[Avodah] One African-American Family's Journey to Judaism
Micha Berger
micha at aishdas.org
Tue Aug 24 02:38:08 PDT 2010
On Mon, Aug 23, 2010 at 10:34:20PM -0400, T613K at aol.com wrote:
: Anyone who follows the link RYL provided will see that it says you can't
: /cook/ for goyim on yom tov, it doesn't say you can't invite them to your
: table.
The issur deOraisa is cooking when it's not for the Yom Tov, and therefore
would include cooking for anyone who isn't mechayev in that YT. In order
to prevent someone from doing so knowing there would be guests at the
table "shema yarbeh bishvilo", there is a gezeira against inviting a
non-Jew to one's Yom Tov meal.
See SA OC 512:1. (Mar'eh maqom gotten from RGStudent's post of
13-Apr-2005.)
The Taz (512:6) writes that under sufficient motivation, one is
permitted to invite a non-Jew to a Yom Tov meal. (Mar'eh maqom from
<http://www.aishdas.org/avodah/vol15/v15n002.shtml#04>.) However,
that "sufficient motivation" might be situations where e.g. the poreitz
invited himself, or other significant mishum eivah.
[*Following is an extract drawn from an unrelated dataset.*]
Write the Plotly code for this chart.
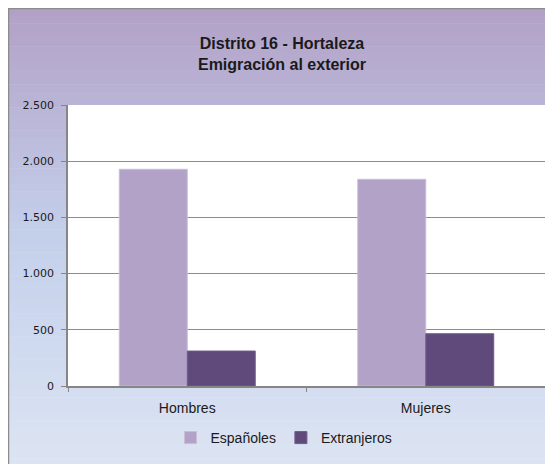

The deOraisa is avoided by simply not making any special dishes, or
extra pots/pans of the same dish. Putting more food in the same pot
isn't assur -- although one still has to then deal with the gezeira.
REMT writes in the post write after RGS's
<http://www.aishdas.org/avodah/vol14/v14n115.shtml#10>:
>> May a nonJew attend a seder? If not why not?
> Only on a Friday night. It is prohibited to invite a non-Jew to
> any Yom Tov meal on a day when cooking is permitted, shema yarbeh
> bishvilo. (OC 512:1)
I agree that lemaaseh, there are heteirim found for inviting all of an
intermarried family, or inviting prospective gerim. I don't know what
they are, though.
Tir'u baTov!
-Micha
--
Micha Berger For a mitzvah is a lamp,
micha at aishdas.org And the Torah, its light.